Oatmeal cookies with nuts and raisins – grandma style


I love this simple recipe. This recipe will give you around 20 cookies but I double up to make 40 cookies and store those in a cookie box to keep fresh.

  • 125 g butter, softened
  • 100 g brown sugar
  • 50 g white sugar
  • 1 egg
  • 5 ml vanilla extract
  • 75 g flour
  • 1 g baking soda
  • a pinch of salt
  • 100 g quick cooking oats
  • 50 g chopped walnuts or pecan nuts
  • 50 g raisins


Preheat the oven to 165°C. In a large bowl, cream together butter, brown sugar, and white sugar until fluffy. Beat in eggs one at a time, then stir in the vanilla. Combine the flour, baking soda and salt; stir into the creamed mixture. Mix in oats, raisins and nuts until just blended.

Drop by heaping teaspoonfuls onto baking sheets. Cookies should be at least 5 cm apart. Bake for about 12 minutes in the preheated oven. Cool cookies on a wire rack.

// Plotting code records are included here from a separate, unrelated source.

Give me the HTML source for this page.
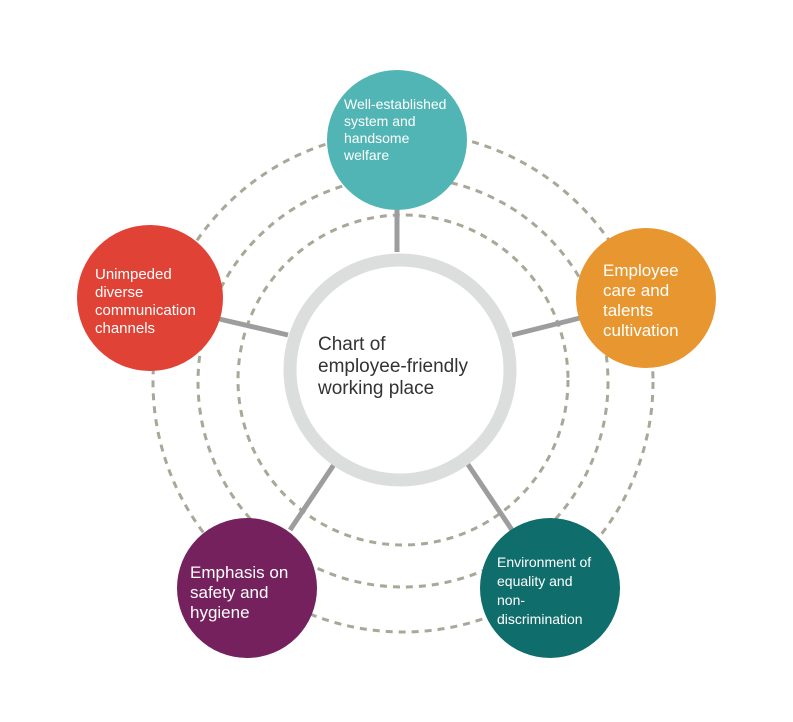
<!DOCTYPE html>
<html><head><meta charset="utf-8"><style>
body{margin:0;background:#fff;}
svg text{font-family:"Liberation Sans",sans-serif;}
</style></head><body>
<svg width="793" height="717" viewBox="0 0 793 717" xmlns="http://www.w3.org/2000/svg">
<g fill="none" stroke="#a9a797" stroke-width="3" stroke-dasharray="7,6">
<circle cx="403" cy="382" r="250"/>
<circle cx="403" cy="382" r="205"/>
<circle cx="403" cy="380" r="165"/>
</g>
<g stroke="#9d9d9d" stroke-width="5">
<line x1="397" y1="200" x2="397" y2="252"/>
<line x1="580" y1="318" x2="512" y2="335"/>
<line x1="215" y1="318" x2="288" y2="335"/>
<line x1="290" y1="530" x2="335" y2="463"/>
<line x1="512" y1="530" x2="467" y2="463"/>
</g>
<circle cx="400" cy="370" r="110" fill="#fff" stroke="#dcdddd" stroke-width="13"/>
<text x="318" y="350" font-size="19" fill="#333">Chart of</text>
<text x="318" y="372" font-size="19" fill="#333">employee-friendly</text>
<text x="318" y="394" font-size="19" fill="#333">working place</text>
<circle cx="397" cy="140" r="70" fill="#52b5b5"/>
<circle cx="646" cy="298" r="70" fill="#e8962f"/>
<circle cx="150" cy="298" r="73" fill="#e04235"/>
<circle cx="247" cy="588" r="70" fill="#74215e"/>
<circle cx="550" cy="588" r="70" fill="#0f6e6c"/>
<g fill="#fff">
<text font-size="14"><tspan x="344" y="109">Well-established</tspan><tspan x="344" y="126">system and</tspan><tspan x="344" y="143">handsome</tspan><tspan x="344" y="160">welfare</tspan></text>
<text font-size="17"><tspan x="603" y="276">Employee</tspan><tspan x="603" y="296">care and</tspan><tspan x="603" y="316">talents</tspan><tspan x="603" y="336">cultivation</tspan></text>
<text font-size="15"><tspan x="95" y="279">Unimpeded</tspan><tspan x="95" y="297">diverse</tspan><tspan x="95" y="315">communication</tspan><tspan x="95" y="333">channels</tspan></text>
<text font-size="17"><tspan x="190" y="578">Emphasis on</tspan><tspan x="190" y="598">safety and</tspan><tspan x="190" y="618">hygiene</tspan></text>
<text font-size="14"><tspan x="497" y="567">Environment of</tspan><tspan x="497" y="586">equality and</tspan><tspan x="497" y="605">non-</tspan><tspan x="497" y="624">discrimination</tspan></text>
</g>
</svg>
</body></html>
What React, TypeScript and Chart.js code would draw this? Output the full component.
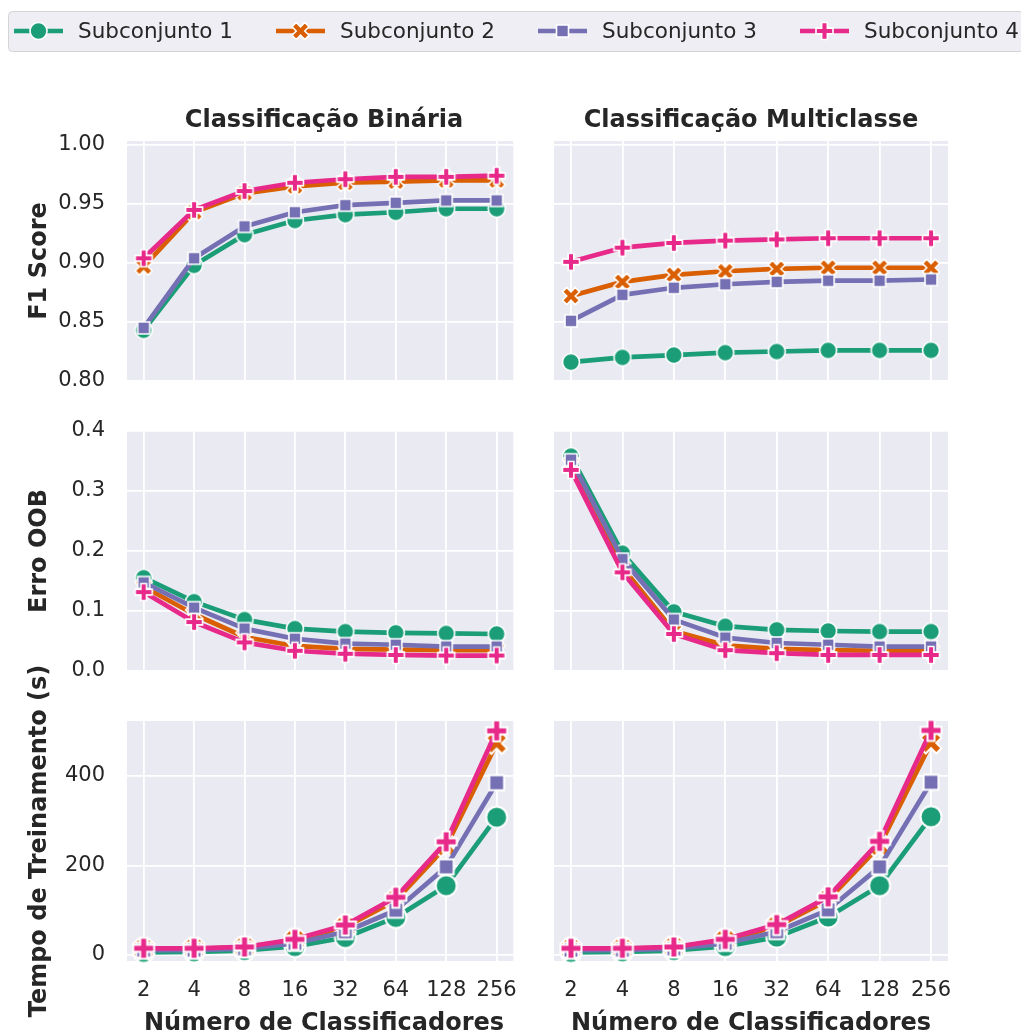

Good with coffee or just as a snack…


Spanish onion and almond soup with Saffron

Also known as “Cebollada con Almendras”, an Andalusian recipe that I love. I cook sometimes with olive oil in stead of butter and serve it chilled, right out of the refrigerator on hot summer evenings.


  • 40 g butter
  • 2 large yellow onions, thinly sliced
  • 1 garlic clove, finely chopped
  • 1 pinch of saffron strands
  • 50 g blanched almonds, toasted and finely ground
  • 750 ml vegetable stock
  • 50 ml dry sherry
  • salt & freshly ground black pepper
  • 2 tbs sliced almonds, toasted
  • fresh parsley to garnish

Melt the butter in a heavy saucepan over a low heat to prevent it from burning. Add the onions and garlic, stirring frequently for 5-10 minutes until the onions are soft and translucent. Add the saffron and cook, uncovered, for 2-3 minutes. Add the ground almonds and cook, stirring continuously, for 2-3 minutes. Add the stock, sherry and salt and plenty of pepper. Bring it to the boil and then simmer gently for about 10 minutes.

Process the soup in a blender until smooth, then return it to the rinsed pan. Reheat slowly without allowing the soup to boil, stirring occasionally. Check the seasoning.

Scoop the soup into bowls, garnish with the toasted almonds and a little parsley and serve immediately with some fresh farmers bread.

Flaugnarde with nectarines and cherries

I love this simple french dessert. It takes a little bit of time before you can enjoy it, but is almost effortless. I serve it with some good vanilla ice cream and lemonade or a sweet white wine. You can prepare the right before the guests arrive (or dinner in my case) and serve it after dinner not hot, but at room temperature.

  • 150 g cherries, unpitted
  • 3 nectarines
  • 300 ml milk
  • 3 eggs
  • 60 g sugar
  • 60 g flour
  • ½ tsp baking powder
  • ½ tsp vanilla extract

Pre-heat the oven to 180 C. Cut the nectarines in half and remove the stones. Then cut the halves in slices. Remove the stalks from the unpitted cherries. Arrange the cherries and the nectarines in a single layer in a shallow, lightly buttered 22 cm glass or porcelain baking dish.

In a food processor (or use a hand mixer as I do) combine the eggs and sugar and beat until smooth. Add the milk and vanilla extract, and whiz briefly. Sift in the flour and baking powder and blend for one minute until smooth. Pour the batter over the fruits until just covered and bake for between 30 and 40 minutes, or until puffed, golden, and set. Rest for ten minutes (it will sink slightly). Let is cool for a few minutes and serve lukewarm, straight from the dish. You may want to dust with some icing sugar, but not necessary.